On m’écrivit que vous étiez à Paris aussitôt que vous y fûtes arrivée. Pour moi, je n’irai point cette campagne ; je vais la passer dans mes châteaux à les embellir et à augmenter mon revenu, que ceux qui se mêloient de mes affaires avoient fort diminué, par les belles mains[1] qu’ils prenoient de mes fermiers. Quoique je n’aie jamais fait jusqu’ici le métier d’un homme qui fait valoir son bien lui-même, je ne m’en acquitte pas trop mal, et je ne le crois pas si pénible que je me l’étois figuré ; je pense que le profit en ôte les épines.
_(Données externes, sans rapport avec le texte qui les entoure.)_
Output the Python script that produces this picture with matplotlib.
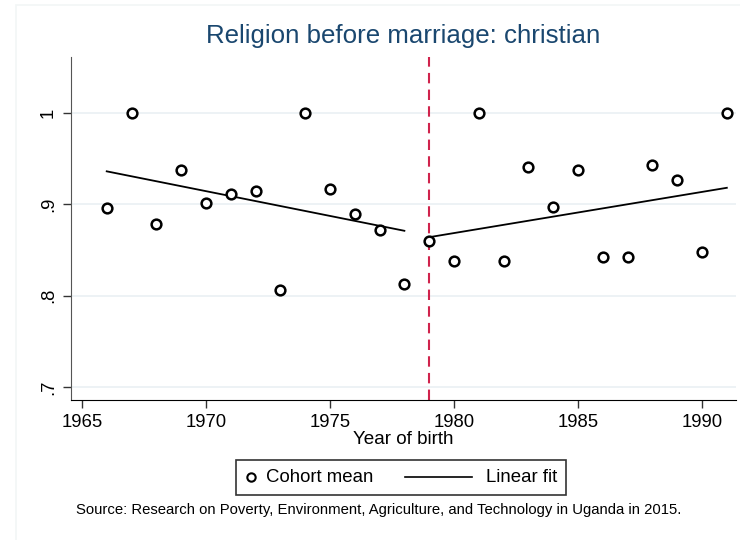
import numpy as np
import matplotlib.pyplot as plt
from matplotlib.patches import Rectangle

plt.rcParams['font.family'] = ['Liberation Sans', 'DejaVu Sans']

years = list(range(1966, 1992))
cohort_mean = [0.896, 1.0, 0.878, 0.938, 0.901, 0.911, 0.915, 0.806, 1.0,
               0.917, 0.889, 0.872, 0.813, 0.860, 0.838, 1.0, 0.838, 0.941,
               0.897, 0.938, 0.842, 0.842, 0.943, 0.927, 0.848, 1.0]

fit_left_x = [1966, 1978]
fit_left_y = [0.936, 0.871]
fit_right_x = [1979, 1991]
fit_right_y = [0.864, 0.918]
cutoff = 1979

xticks = [1965, 1970, 1975, 1980, 1985, 1990]
yticks = [0.7, 0.8, 0.9, 1.0]
ylabels = ['.7', '.8', '.9', '1']

fig = plt.figure(figsize=(7.4, 5.4), dpi=100)
fig.patches.append(Rectangle((16 / 740, -0.1), 1.2, (540 - 5) / 540 + 0.1,
                             transform=fig.transFigure, fill=False,
                             edgecolor='#f2f6f6', lw=1.2))

ax = fig.add_axes([71 / 740, 1 - 400 / 540, (736 - 71) / 740, (400 - 57) / 540])
ax.set_xlim(1964.56, 1991.37)
ax.set_ylim(0.686, 1.061)

for yv in yticks:
    ax.axhline(yv, color='#eaf0f3', lw=1.2, zorder=0)

ax.plot(fit_left_x, fit_left_y, color='black', lw=1.3, zorder=2)
ax.plot(fit_right_x, fit_right_y, color='black', lw=1.3, zorder=2)
ax.axvline(cutoff, color='#d0234c', lw=1.5, ls=(0, (5, 3)), zorder=1)
ax.plot(years, cohort_mean, ls='none', marker='o', ms=7, mfc='white',
        mec='black', mew=1.8, zorder=3)

ax.spines['top'].set_visible(False)
ax.spines['right'].set_visible(False)
ax.spines['left'].set_color('#555555')
ax.spines['bottom'].set_color('black')

ax.set_xticks(xticks)
ax.set_xticklabels([str(x) for x in xticks], fontsize=13.3)
ax.set_yticks(yticks)
ax.set_yticklabels(ylabels, fontsize=13.3, rotation=90, va='center')
ax.tick_params(axis='both', length=6, width=1, color='#333333', pad=4)
ax.set_xlabel('Year of birth', fontsize=13.6, labelpad=0)

fig.text(403 / 740, 1 - 36 / 540, 'Religion before marriage: christian',
         ha='center', va='center', fontsize=18.6, color='#1a476f')

# legend
fig.patches.append(Rectangle((236 / 740, 1 - 495 / 540), 330 / 740, 35 / 540,
                             transform=fig.transFigure, fill=False,
                             edgecolor='#333333', lw=1.2))
fig.lines.append(plt.Line2D([251 / 740], [1 - 477 / 540], ls='none', marker='o',
                            ms=6, mfc='white', mec='black', mew=1.5,
                            transform=fig.transFigure))
fig.text(266 / 740, 1 - 477 / 540, 'Cohort mean', ha='left', va='center', fontsize=13.4)
fig.lines.append(plt.Line2D([405 / 740, 472 / 740], [1 - 477 / 540] * 2,
                            color='black', lw=1.2, transform=fig.transFigure))
fig.text(486 / 740, 1 - 477 / 540, 'Linear fit', ha='left', va='center', fontsize=13.4)

fig.text(379 / 740, 1 - 510 / 540,
         'Source: Research on Poverty, Environment, Agriculture, and Technology in Uganda in 2015.',
         ha='center', va='center', fontsize=10.7)

fig.savefig('out.png', dpi=100)
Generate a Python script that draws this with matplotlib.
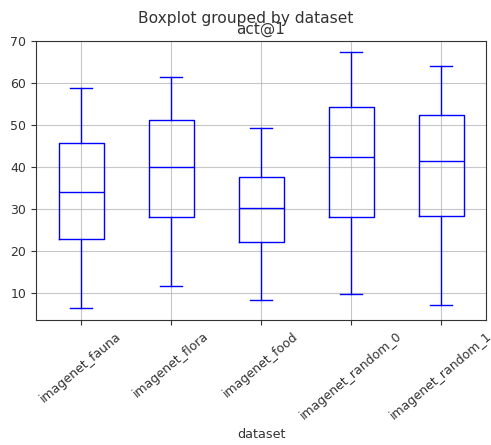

Pour la guerre où vous me souhaitez, je ne suis pas de même sentiment que vous. Je vous rends pourtant mille grâces, ma chère cousine, de la part que vous prenez à ma méchante fortune ; mais je vous en veux consoler, en vous disant les raisons que j’ai d’avoir là-dessus l’esprit en repos. Il faut donc que vous sachiez que lorsque je fus arrêté[2], j’étois tellement fatigué des injustices qu’on me faisoit depuis huit ou dix ans que j’étois à tous moments sur le point de me défaire de ma charge[3] ; la seule raison qui m’en empêchoit étoit la crainte des reproches qu’on m’auroit pu faire de m’être dégradé moi-même. Mais lorsque j’eus ordre de me démettre, j’en fus ravi, croyant qu’on ne s’en pourroit pas prendre à moi et qu’on n’en pourroit accuser que la fortune. Si d’un état agréable j’étois passé tout d’un coup à un état malheureux, je sentirois tout ce que vous sentez ; mais on m’a fait avaler, huit ans durant, tant de couleuvres dont je ne me vantois

  1. C’est la buona mano des italiens ; nous dirions aujourd’hui les pots de vin.
  2. Le 17 avril 1665.
  3. De mestre de camp général de la cavalerie légère.